Meredith’s Musings: Merry Christmas, Baby Bird
by Meredith McKinnie
Christmas is in a few weeks, and it will be my daughter’s first one. She’s only 3 months old now, and completely oblivious to the season. She’s aware of the nip in the air, as she grips her fingers and toes tight when I take her out on a cold day. She’s wearing long sleeve onesies too, even though the temperature in the house is regulated, and she rarely leaves the premises. At night I wrap her in my grandmother’s thick quilt instead of the summer version with the wider holes. But as the days and weeks pass, the pressure mounts, the pressure of Baby’s first Christmas. I’m her mother. And it’s completely up to me.
Husband and I didn’t even put up a tree last year, as we spent the holiday in Texas with Husband’s family. I hung our stockings on the wall, mostly because I just adore the one I’ve had since childhood, but no tree. Bah Humbug! Most of the gifts were ordered online and sent directly to Texas anyway where Nana wrapped most of them. Admittedly, we were lazy last year, a lazy Christmas couple. I felt guilt about it afterward, as if we didn’t revel in the season enough. But this year, well, it matters. We will be creating traditions for her, hopefully ones she’ll remember for years to come, and perhaps continue with her own family. It’s easy as new moms to put unnecessary pressure on ourselves, the mirror of social media reminding us how we should be doing more. I’m pretty good at ignoring all that day-to-day, but there’s something about Christmastime. I want it to be perfect, maybe because some of my best memories revolve around the holiday.
Mom brought home a stocking for Baby Bird the other day. It was white with red polka dots and green pom pom trim around the top. Surprisingly, I loved it. I may have even picked it out myself,. Mom knows when it comes to my daughter, I like simplicity, no big dramatic bows that swallow her head, no Disney character-coated outfits, just simple statement pieces. But having fretted over her name and loving how it looks in print, I wanted her name on the stocking. Mom said the monogramming store couldn’t do it, something about the sleeve of the instrument used to make the letters not being long enough. It bothered me. And it shouldn’t have. She won’t notice this year. I was getting caught up in this fabricated idea of holiday perfection.

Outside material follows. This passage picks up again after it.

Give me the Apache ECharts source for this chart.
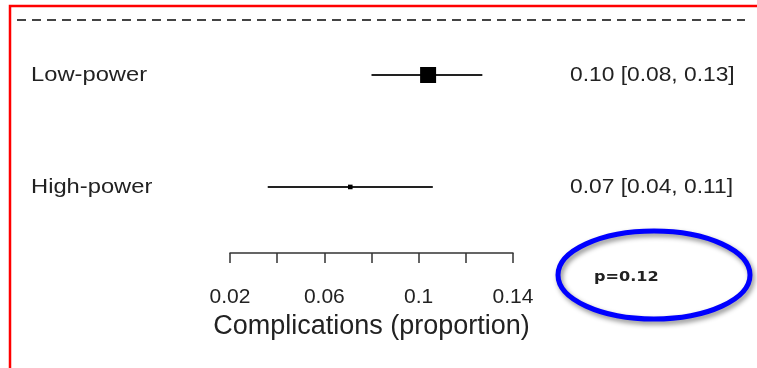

I know perfection is a myth, especially when it comes to parenting. Some people can make it pretty for pictures, but life isn’t storybook. Milestones don’t unfold the way we plan them to. And the most genuine moments are spontaneous. They creep up on an average Tuesday night when our daughter smiles at us for the first time. She didn’t smile on the milestone blanket to mark her 2-month birthday, but she did in Husband’s arms. And even better, we both caught it. The best moments don’t make the picture roll. We just have to be present enough to pay attention.
So I’ve decided to let her first Christmas happen. We chose a tree, not the biggest and brightest one, but a good sturdy tree with a solid base at a reasonable price. I’m hanging her stocking with no name because it’s the one her grandmother got just for her, and that makes it special enough. I’m going to bake and fill the house with smells, not for a picture, but for a moment. And most of all, I’m going to try and relax and soak in more than I create, just let the season evolve. I’d rather catch her smile at me again in the twinkle light of the sturdy tree than have a perfect family photo alongside monogrammed stockings. It’s not just Baby’s first Christmas, but our first as a family too. And it will show us what it’s meant to be.